What Match Type Should You Use For Brand Keywords?
Use exact match as your primary match type for brand keywords and phrase match as a secondary layer to capture branded long-tail variations. Avoid broad match on brand terms entirely unless you maintain an aggressive negative keyword list with daily search term monitoring. Broad match on brand terms commonly triggers irrelevant queries including competitor names, generic industry searches, and informational queries with zero purchase intent, all of which waste budget and pollute your conversion data.
How Do You Know If Competitors Are Bidding On Your Brand Terms?
Check the auction insights report on your brand campaigns at least weekly. Look for competitor domains appearing with rising impression share and monitor your own top-of-page rate for any declines. If a competitor consistently appears on your branded queries, they are actively targeting your brand. Your response should include defending position one with adjusted bids and potentially launching conquest campaigns on their brand terms as a countermeasure.
Should Brand Campaigns Have A Separate Budget From Acquisition Campaigns?

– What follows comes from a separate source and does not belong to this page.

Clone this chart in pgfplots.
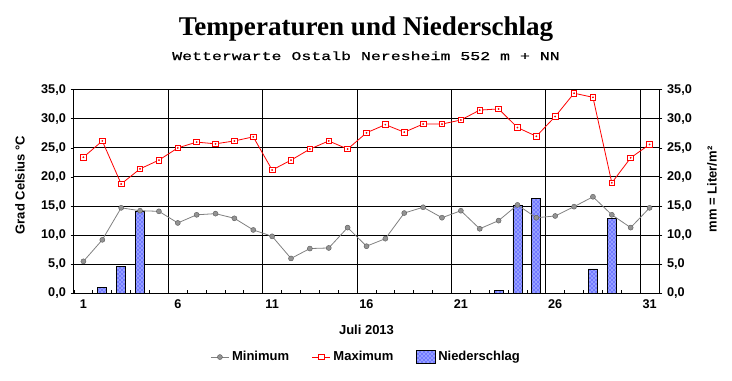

Yes. Brand and acquisition campaigns must have separate budgets. When they share a budget pool, Google's algorithms prioritize cheap, high-converting brand clicks over more expensive acquisition traffic. This starves your growth campaigns while producing inflated blended ROAS numbers. Assign brand campaigns a dedicated daily budget sized to the search volume you want to defend, and give acquisition campaigns their own independent budget you can scale based on true non-brand performance metrics.
How Does groas Handle Brand Term Bidding Across Accounts?
groas uses a proprietary engine trained on over $500 billion in profitable ad spend to continuously monitor brand vs. non-brand separation, PMax brand cannibalization, match type configuration, auction insights for competitive bidding, and budget allocation balance. In DFY engagements, a dedicated strategist owns the full brand campaign architecture and runs incrementality tests on an ongoing basis. In DWY, the engine handles the heavy execution while your team stays in control and a senior strategist reviews brand data with you every other week. For agencies using the DIY product, the engine flags brand structure issues across unlimited client accounts automatically.
What Is A Brand Incrementality Test In Google Ads?
A brand incrementality test measures whether your paid brand clicks would have occurred without the ad. The standard method is to pause brand campaigns for one to two weeks in a controlled geography or daypart and compare total branded traffic (paid plus organic) against your baseline. The difference reveals how many clicks your brand ads actually generated versus how many simply shifted from organic to paid. This is the only reliable way to determine whether brand spend is driving real value or just inflating reported conversions.
Why Does Brand Traffic Make My Google Ads ROAS Look Better Than It Is?
Brand traffic converts at much higher rates and lower CPCs than non-brand traffic because those users already know your business and have high purchase intent. When brand and non-brand metrics blend together, the strong brand performance pulls up the overall ROAS number, hiding the fact that your actual acquisition campaigns may be underperforming or even unprofitable. Separating brand from non-brand at the campaign and budget level is the only way to see your true cost of acquiring new customers.